Vice Speaker of the People's Assembly of Abkhazia
- In office March 2006 – 3 May 2010
- Preceded by: Alexander Stranichkin
- Succeeded by: Sergei Matosyan

Personal details
- Born: January 13, 1938 (age 88) Parnaut, Abkhaz Autonomous Soviet Socialist Republic

= Albert Ovsepyan =

Abkhazian politician (born 1938)

Albert Ovsepyan (Ալբերտ Հովսեփյան; 13 January 1938) is an Armenian-Abkhazian politician, a member of the People's Assembly of Abkhazia and a former Vice-Speaker of the Assembly.

==Biography==
Ovsepyan was born in Parnaut, a settlement in the Abkhaz Autonomous Soviet Socialist Republic.
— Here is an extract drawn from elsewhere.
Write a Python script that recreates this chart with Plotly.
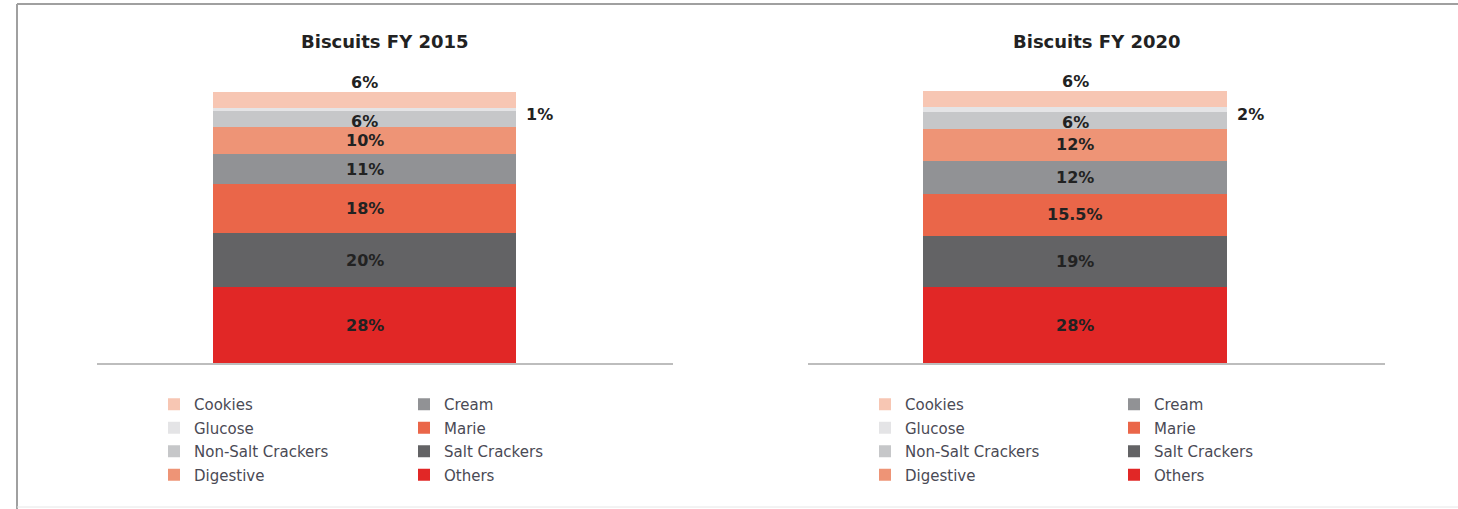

He graduated from Sukhumi Pedagogical Institute, spending most of his career as an educator. Ovsepyan was elected to the People's Assembly of Abkhazia at its thirteenth convocation. He became Vice-Speaker of the People's Assembly of Abkhazia in March 2006, replacing its previous vice-speaker, Alexander Stranichkin, who had nominated Ovsepyan.

On 3 May 2010, Ovsepyan retired from the post of Vice-Speaker on account of old age.